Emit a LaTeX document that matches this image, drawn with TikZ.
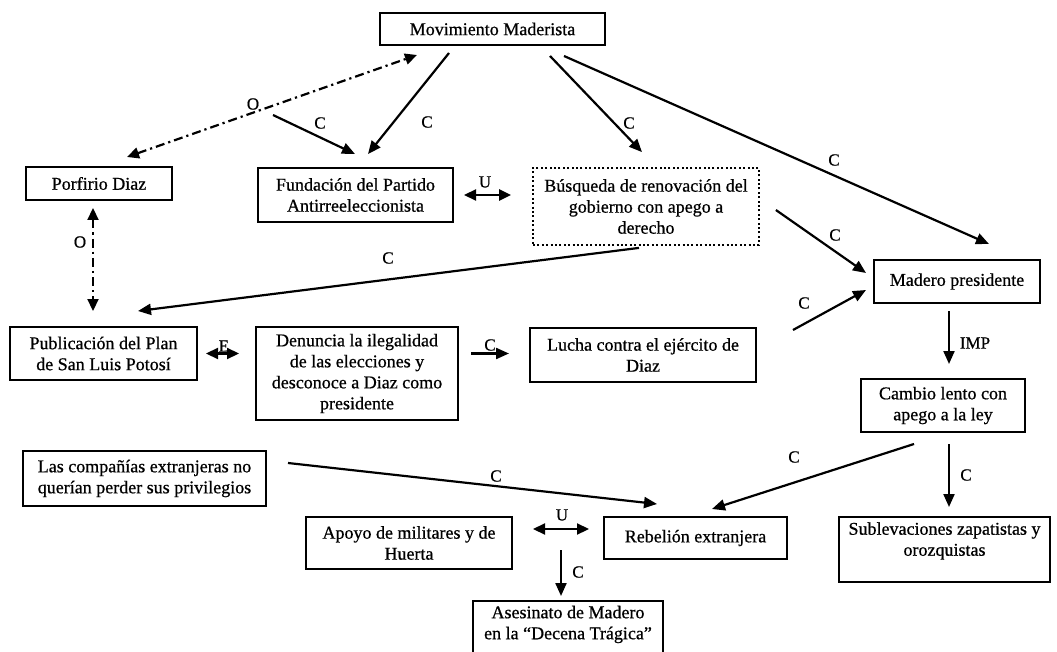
\documentclass[tikz,border=0pt]{standalone}
\usepackage{fontspec}
\setmainfont{Liberation Serif}[FakeBold=0.7]
\usetikzlibrary{arrows.meta,calc}
\begin{document}
\begin{tikzpicture}[x=1pt,y=-1pt,
  box/.style={draw, line width=2pt, align=center, inner sep=0pt,
    font=\fontsize{18}{21}\selectfont},
  dotbox/.style={box, line width=1.8pt, dash pattern=on 2pt off 2.4pt},
  conn/.style={line width=2.2pt, -{Triangle[length=13pt,width=11pt]}},
  both/.style={line width=2.2pt, {Triangle[length=12pt,width=11pt]}-{Triangle[length=12pt,width=11pt]}},
  dashdot/.style={dash pattern=on 9pt off 4pt on 2.2pt off 4pt},
  lbl/.style={font=\fontsize{17}{17}\selectfont, inner sep=0pt}]

% canvas
\fill[white] (0,0) rectangle (1057,652);
\useasboundingbox (0,0) rectangle (1057,652);

% concept boxes
\node[box, minimum width=225pt, minimum height=32pt] (mm) at (492.5,29) {Movimiento Maderista};
\node[box, minimum width=146pt, minimum height=33pt] (pd) at (99,183.5) {Porfirio Diaz};
\node[box, minimum width=195pt, minimum height=54pt] (fund) at (355.5,195) {Fundación del Partido\\Antirreeleccionista};
\node[dotbox, minimum width=226pt, minimum height=77pt] (busq) at (646,206.5) {Búsqueda de renovación del\\gobierno con apego a\\derecho};
\node[box, minimum width=166pt, minimum height=43pt] (madp) at (957,281.5) {Madero presidente};
\node[box, minimum width=187pt, minimum height=53pt] (pub) at (103.5,353.5) {Publicación del Plan\\de San Luis Potosí};
\node[box, minimum width=202pt, minimum height=93pt] (den) at (357,373.5) {Denuncia la ilegalidad\\de las elecciones y\\desconoce a Diaz como\\presidente};
\node[box, minimum width=226pt, minimum height=54pt] (lucha) at (643,355) {Lucha contra el ejército de\\Diaz};
\node[box, minimum width=164pt, minimum height=53pt] (cambio) at (943,405.5) {Cambio lento con\\apego a la ley};
\node[box, minimum width=243pt, minimum height=55pt] (comp) at (144.5,478.5) {Las compañías extranjeras no\\querían perder sus privilegios};
\node[box, minimum width=206pt, minimum height=52pt] (apoyo) at (409,543) {Apoyo de militares y de\\Huerta};
\node[box, minimum width=183pt, minimum height=42pt] (rebel) at (695.5,538) {Rebelión extranjera};
\node[box, minimum width=211pt, minimum height=65pt] (subl) at (944.5,549.5) {Sublevaciones zapatistas y\\orozquistas\\\mbox{}};
\node[box, minimum width=190pt, minimum height=64pt] (ases) at (568,633) {Asesinato de Madero\\en la “Decena Trágica”\\\mbox{}};

% branch points on connectors
\coordinate (ofork) at (273,115);
\coordinate (ufork) at (561,550);

% connectors
\draw[conn] ($(mm.south)+(-43.5,7)$) -- ($(fund.north)+(12.5,-13)$);
\draw[both, dashdot] ($(pd.north)+(28,-9)$) -- ($(mm.south west)+(38,9)$);
\draw[conn] (ofork) -- ($(fund.north)+(-0.5,-13)$);
\draw[conn] ($(mm.south)+(57.5,10)$) -- ($(busq.north)+(-4,-15)$);
\draw[conn] ($(mm.south)+(71.5,10)$) -- ($(madp.north)+(32,-15)$);
\draw[both] ($(fund.east)+(10,0)$) -- ($(busq.west |- fund.east)+(-21,0)$);
\draw[conn] ($(busq.south)+(-7,2)$) -- ($(pub.north)+(34.5,-15)$);
\draw[conn] ($(busq.east)+(16,3.5)$) -- ($(madp.west)+(-7,-8.5)$);
\draw[conn] ($(lucha.east)+(36,-25)$) -- ($(madp.west)+(-7,8.5)$);
\draw[both, dashdot] ($(pd.south)+(-6,7)$) -- ($(pub.north)+(-10.5,-15)$);
\draw[both] ($(pub.east)+(8,0)$) -- ($(den.west |- pub.east)+(-16,0)$);
\draw[conn] ($(den.east |- pub.east)+(12,0)$) -- ($(lucha.west |- pub.east)+(-20,0)$);
\draw[conn] ($(madp.south)+(-8,7)$) -- ($(cambio.north)+(6,-14)$);
\draw[conn] ($(cambio.south)+(-29,11)$) -- ($(rebel.north)+(16.5,-7)$);
\draw[conn] ($(cambio.south)+(6,11)$) -- ($(subl.north)+(4.5,-9)$);
\draw[conn] ($(comp.east)+(21,-15.5)$) -- ($(rebel.north)+(-38.5,-12)$);
\draw[both] ($(apoyo.east)+(20,-14)$) -- ($(rebel.west)+(-14,-9)$);
\draw[conn] (ufork) -- ($(ases.north)+(-7,-4)$);

% connector labels
\node[lbl] (l1) at (427,122) {C};
\node[lbl] (l2) at (253,104) {O};
\node[lbl] (l3) at (320,123) {C};
\node[lbl] (l4) at (629,123) {C};
\node[lbl] (l5) at (834,160) {C};
\node[lbl] (l6) at (485,182) {U};
\node[lbl] (l7) at (388,258) {C};
\node[lbl] (l8) at (835,235) {C};
\node[lbl] (l9) at (804,303) {C};
\node[lbl] (l10) at (80,242) {O};
\node[lbl] (l11) at (224,346) {E};
\node[lbl] (l12) at (490,345) {C};
\node[lbl] (l13) at (975,343) {IMP};
\node[lbl] (l14) at (794,457) {C};
\node[lbl] (l15) at (966,475) {C};
\node[lbl] (l16) at (496,476) {C};
\node[lbl] (l17) at (562,515) {U};
\node[lbl] (l18) at (578,572) {C};
\end{tikzpicture}
\end{document}
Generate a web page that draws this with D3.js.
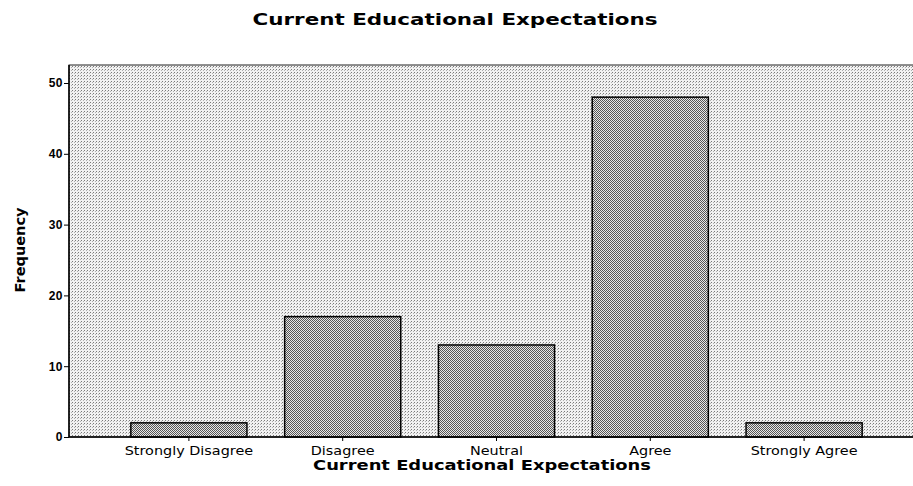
<!DOCTYPE html>
<html>
<head>
<meta charset="utf-8">
<script src="https://cdn.jsdelivr.net/npm/d3@7"></script>
<style>
  body { margin: 0; background: #fff; }
  text { font-family: "DejaVu Sans", "Liberation Sans", Arial, sans-serif; fill: #000; }
</style>
</head>
<body>
<svg id="chart" width="913" height="486"></svg>
<script>
// Data
const categories = ["Strongly Disagree", "Disagree", "Neutral", "Agree", "Strongly Agree"];
const frequencies = [2, 17, 13, 48, 2];
const yTicks = [0, 10, 20, 30, 40, 50];

const svg = d3.select("#chart");

// Plot area (right side runs past the window, as in the scan)
const plot = { left: 69, top: 65, right: 924, bottom: 437 };

const x = d3.scaleBand()
    .domain(categories)
    .range([112, 881])
    .paddingInner(0.245)
    .paddingOuter(0.1225);

const y = d3.scaleLinear()
    .domain([0, 50])
    .range([437, 83]);

// Stipple patterns
const defs = svg.append("defs");
const bgPat = defs.append("pattern")
    .attr("id", "bgDots")
    .attr("width", 3).attr("height", 3)
    .attr("patternUnits", "userSpaceOnUse");
bgPat.append("rect").attr("width", 3).attr("height", 3).attr("fill", "#f2f2f2");
bgPat.append("rect").attr("x", 0).attr("y", 0).attr("width", 1).attr("height", 1).attr("fill", "#7a7a7a");
bgPat.append("rect").attr("x", 2).attr("y", 1).attr("width", 1).attr("height", 1).attr("fill", "#b0b0b0");

const barPat = defs.append("pattern")
    .attr("id", "barDots")
    .attr("width", 2).attr("height", 2)
    .attr("patternUnits", "userSpaceOnUse");
barPat.append("rect").attr("width", 2).attr("height", 2).attr("fill", "#e6e6e6");
barPat.append("rect").attr("x", 0).attr("y", 0).attr("width", 1).attr("height", 1).attr("fill", "#555");
barPat.append("rect").attr("x", 1).attr("y", 1).attr("width", 1).attr("height", 1).attr("fill", "#555");

// Plot background
svg.append("rect")
    .attr("x", plot.left)
    .attr("y", plot.top)
    .attr("width", plot.right - plot.left)
    .attr("height", plot.bottom - plot.top)
    .attr("fill", "url(#bgDots)")
    .attr("stroke", "#222")
    .attr("stroke-width", 1);

// Bars
svg.selectAll(".bar")
    .data(frequencies)
    .enter()
    .append("rect")
    .attr("class", "bar")
    .attr("x", (d, i) => x(categories[i]))
    .attr("y", d => y(d))
    .attr("width", x.bandwidth())
    .attr("height", d => y(0) - y(d))
    .attr("fill", "url(#barDots)")
    .attr("stroke", "#000")
    .attr("stroke-width", 1.5);

// Y axis
const yAxis = svg.append("g")
    .attr("transform", `translate(${plot.left},0)`)
    .call(d3.axisLeft(y).tickValues(yTicks).tickSize(5).tickSizeOuter(0));
yAxis.select(".domain").remove();
yAxis.append("line")
    .attr("x1", 0).attr("x2", 0)
    .attr("y1", plot.top).attr("y2", plot.bottom)
    .attr("stroke", "#000").attr("stroke-width", 1.5);
yAxis.selectAll("text")
    .style("font-family", "'Liberation Sans', Arial, sans-serif")
    .style("font-size", "12px")
    .style("font-weight", "bold")
    .style("letter-spacing", "0.5px")
    .attr("x", -6);

// X axis
const xAxis = svg.append("g")
    .attr("transform", `translate(0,${plot.bottom})`)
    .call(d3.axisBottom(x).tickSize(4).tickSizeOuter(0));
xAxis.select(".domain").remove();
xAxis.append("line")
    .attr("x1", plot.left).attr("x2", plot.right)
    .attr("y1", 0).attr("y2", 0)
    .attr("stroke", "#000").attr("stroke-width", 1.5);
xAxis.selectAll("text")
    .style("font-size", "12px")
    .attr("dy", "0.9em")
    .attr("y", 7)
    .attr("transform", "scale(1.2,1)");

// Titles
svg.append("text")
    .attr("x", 455).attr("y", 25)
    .attr("text-anchor", "middle")
    .attr("textLength", 405)
    .attr("lengthAdjust", "spacingAndGlyphs")
    .style("font-size", "15px")
    .style("font-weight", "bold")
    .text("Current Educational Expectations");

svg.append("text")
    .attr("x", 482).attr("y", 470)
    .attr("text-anchor", "middle")
    .attr("textLength", 338)
    .attr("lengthAdjust", "spacingAndGlyphs")
    .style("font-size", "14px")
    .style("font-weight", "bold")
    .text("Current Educational Expectations");

svg.append("text")
    .attr("transform", "translate(25,250) rotate(-90)")
    .attr("text-anchor", "middle")
    .attr("textLength", 85)
    .attr("lengthAdjust", "spacingAndGlyphs")
    .style("font-size", "14px")
    .style("font-weight", "bold")
    .text("Frequency");
</script>
</body>
</html>
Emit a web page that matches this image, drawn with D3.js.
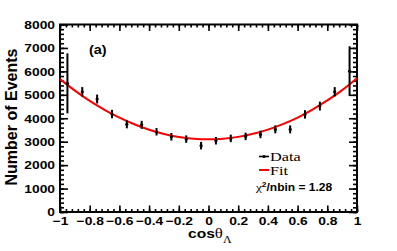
<!DOCTYPE html>
<html>
<head>
<meta charset="utf-8">
<script src="https://cdn.jsdelivr.net/npm/d3@7"></script>
<style>
  body { margin: 0; background: #fff; }
  svg { display: block; }
  .axis path, .axis line { stroke: #000; }
</style>
</head>
<body>
<div id="chart"></div>
<script>
// bin centres and counts
var binCentres = [-0.95, -0.85, -0.75, -0.65, -0.55, -0.45, -0.35, -0.25, -0.15, -0.05,
                  0.05, 0.15, 0.25, 0.35, 0.45, 0.55, 0.65, 0.75, 0.85, 0.95];
var counts = [5490, 5130, 4820, 4180, 3740, 3720, 3425, 3210, 3110, 2830,
              3040, 3140, 3225, 3310, 3525, 3525, 4165, 4520, 5130, 6010];
var errors = [1280, 200, 190, 180, 170, 170, 160, 160, 160, 160,
              160, 160, 160, 160, 170, 170, 180, 190, 200, 1060];

// fit curve
var fitX = [-1, -0.9, -0.8, -0.7, -0.6, -0.5, -0.4, -0.3, -0.2, -0.1, 0,
            0.1, 0.2, 0.3, 0.4, 0.5, 0.6, 0.7, 0.8, 0.9, 1];
var fitY = [5670, 5180, 4745, 4360, 4025, 3745, 3510, 3330, 3200, 3125, 3100,
            3127, 3205, 3335, 3515, 3750, 4030, 4370, 4760, 5200, 5710];

var xMajor = [-1, -0.8, -0.6, -0.4, -0.2, 0, 0.2, 0.4, 0.6, 0.8, 1];
var xLabels = ["\u22121", "\u22120.8", "\u22120.6", "\u22120.4", "\u22120.2", "0", "0.2", "0.4", "0.6", "0.8", "1"];
var yMajor = [0, 1000, 2000, 3000, 4000, 5000, 6000, 7000, 8000];

var W = 397, H = 251;
var margin = {top: 24.5, right: 40, bottom: 39, left: 60};
var width = W - margin.left - margin.right,
    height = H - margin.top - margin.bottom;
var stretch = 1.2; // text in the picture is a bit wide

var x = d3.scaleLinear().domain([-1, 1]).range([0, width]);
var y = d3.scaleLinear().domain([0, 8000]).range([height, 0]);

var svg = d3.select("#chart").append("svg")
    .attr("width", W).attr("height", H)
    .style("font-family", "'Liberation Sans', Arial, sans-serif");

var g = svg.append("g")
    .attr("transform", "translate(" + margin.left + "," + margin.top + ")");

// minor ticks every 0.04 / 200
var xMinor = d3.range(0, 51).map(function(i) { return -1 + i * 0.04; });
var yMinor = d3.range(0, 41).map(function(i) { return i * 200; });

function minorAxis(axis, vals, size) {
  return axis.tickValues(vals).tickSize(size).tickSizeOuter(0).tickFormat("");
}

// bottom
g.append("g").attr("class", "axis")
    .attr("transform", "translate(0," + height + ")")
    .call(minorAxis(d3.axisBottom(x), xMinor, -3));
var xAx = g.append("g").attr("class", "axis")
    .attr("transform", "translate(0," + height + ")")
    .call(d3.axisBottom(x).tickValues(xMajor).tickSize(-6.5).tickSizeOuter(0).tickPadding(4.5)
      .tickFormat(function(d, i) { return xLabels[i]; }));
// top
g.append("g").attr("class", "axis")
    .call(minorAxis(d3.axisTop(x), xMinor, -3));
g.append("g").attr("class", "axis")
    .call(minorAxis(d3.axisTop(x), xMajor, -6.5));
// left
g.append("g").attr("class", "axis")
    .call(minorAxis(d3.axisLeft(y), yMinor, -4));
var yAx = g.append("g").attr("class", "axis")
    .call(d3.axisLeft(y).tickValues(yMajor).tickSize(-8).tickSizeOuter(0).tickPadding(4)
      .tickFormat(d3.format("d")));
// right
g.append("g").attr("class", "axis")
    .attr("transform", "translate(" + width + ",0)")
    .call(minorAxis(d3.axisRight(y), yMinor, -4));
g.append("g").attr("class", "axis")
    .attr("transform", "translate(" + width + ",0)")
    .call(minorAxis(d3.axisRight(y), yMajor, -8));

g.selectAll(".axis line").attr("stroke-width", 1.6);
g.selectAll(".axis path").remove();

[xAx, yAx].forEach(function(a) {
  a.selectAll("text")
      .attr("fill", "#000")
      .style("font-size", "11.5px")
      .style("font-weight", "bold")
      .attr("transform", "scale(" + stretch + ",1)");
});
yAx.selectAll("text").attr("x", -5 / stretch).attr("dy", "0.33em");

// frame
g.append("rect")
    .attr("width", width).attr("height", height)
    .attr("fill", "none").attr("stroke", "#000").attr("stroke-width", 2);

// fit
var line = d3.line()
    .x(function(d, i) { return x(fitX[i]); })
    .y(function(d) { return y(d); })
    .curve(d3.curveNatural);
g.append("path")
    .datum(fitY)
    .attr("d", line)
    .attr("fill", "none")
    .attr("stroke", "#ff0000")
    .attr("stroke-width", 2);

// data points with error bars
var pts = g.append("g").selectAll("g")
    .data(counts)
    .enter().append("g");
pts.append("line")
    .attr("x1", function(d, i) { return x(binCentres[i]); })
    .attr("x2", function(d, i) { return x(binCentres[i]); })
    .attr("y1", function(d, i) { return y(d - errors[i]); })
    .attr("y2", function(d, i) { return y(d + errors[i]); })
    .attr("stroke", "#000").attr("stroke-width", 2);
pts.append("circle")
    .attr("cx", function(d, i) { return x(binCentres[i]); })
    .attr("cy", function(d) { return y(d); })
    .attr("r", 1.6)
    .attr("fill", "#000");

// panel tag
svg.append("text")
    .attr("transform", "translate(89,54) scale(" + stretch + ",1)")
    .style("font-size", "12px").style("font-weight", "bold")
    .text("(a)");

// legend
svg.append("line").attr("x1", 259).attr("x2", 269).attr("y1", 156.5).attr("y2", 156.5)
    .attr("stroke", "#000").attr("stroke-width", 1.6);
svg.append("circle").attr("cx", 264).attr("cy", 156.5).attr("r", 1.6).attr("fill", "#000");
svg.append("text")
    .attr("transform", "translate(270,161) scale(1.25,1)")
    .style("font-family", "'Liberation Serif', 'Times New Roman', serif")
    .style("font-size", "13px")
    .text("Data");
svg.append("line").attr("x1", 259).attr("x2", 269).attr("y1", 170).attr("y2", 170)
    .attr("stroke", "#ff0000").attr("stroke-width", 2);
svg.append("text")
    .attr("transform", "translate(270,174.5) scale(1.25,1)")
    .style("font-family", "'Liberation Serif', 'Times New Roman', serif")
    .style("font-size", "13px")
    .text("Fit");

var chi = svg.append("text")
    .attr("transform", "translate(256,191) scale(1.2,1)")
    .style("font-size", "10px").style("font-weight", "bold");
chi.append("tspan").style("font-family", "'Liberation Serif', serif").style("font-weight", "normal")
    .style("font-size", "11px").text("\u03c7");
chi.append("tspan").attr("dy", -4).style("font-size", "7px").text("2");
chi.append("tspan").attr("dy", 4).text("/nbin = 1.28");

// axis titles
svg.append("text")
    .attr("transform", "translate(17,117) rotate(-90)")
    .attr("text-anchor", "middle")
    .style("font-size", "16px").style("font-weight", "bold")
    .text("Number of Events");

var xt = svg.append("text")
    .attr("transform", "translate(188,237.5) scale(" + stretch + ",1)")
    .style("font-size", "13px").style("font-weight", "bold");
xt.append("tspan").text("cos");
xt.append("tspan").style("font-family", "'Liberation Serif', serif").style("font-weight", "normal")
    .style("font-size", "14px").text("\u03b8");
xt.append("tspan").attr("dy", 5).style("font-family", "'Liberation Serif', serif")
    .style("font-weight", "normal").style("font-size", "10px").text("\u039b");
</script>
</body>
</html>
----------------------------------------
* _Written request_:
Pick out and copy the lines of the material that include the word "page".

* _The reply_:
Generate a web page that draws this with D3.js.
Emit a web page that matches this image, drawn with D3.js.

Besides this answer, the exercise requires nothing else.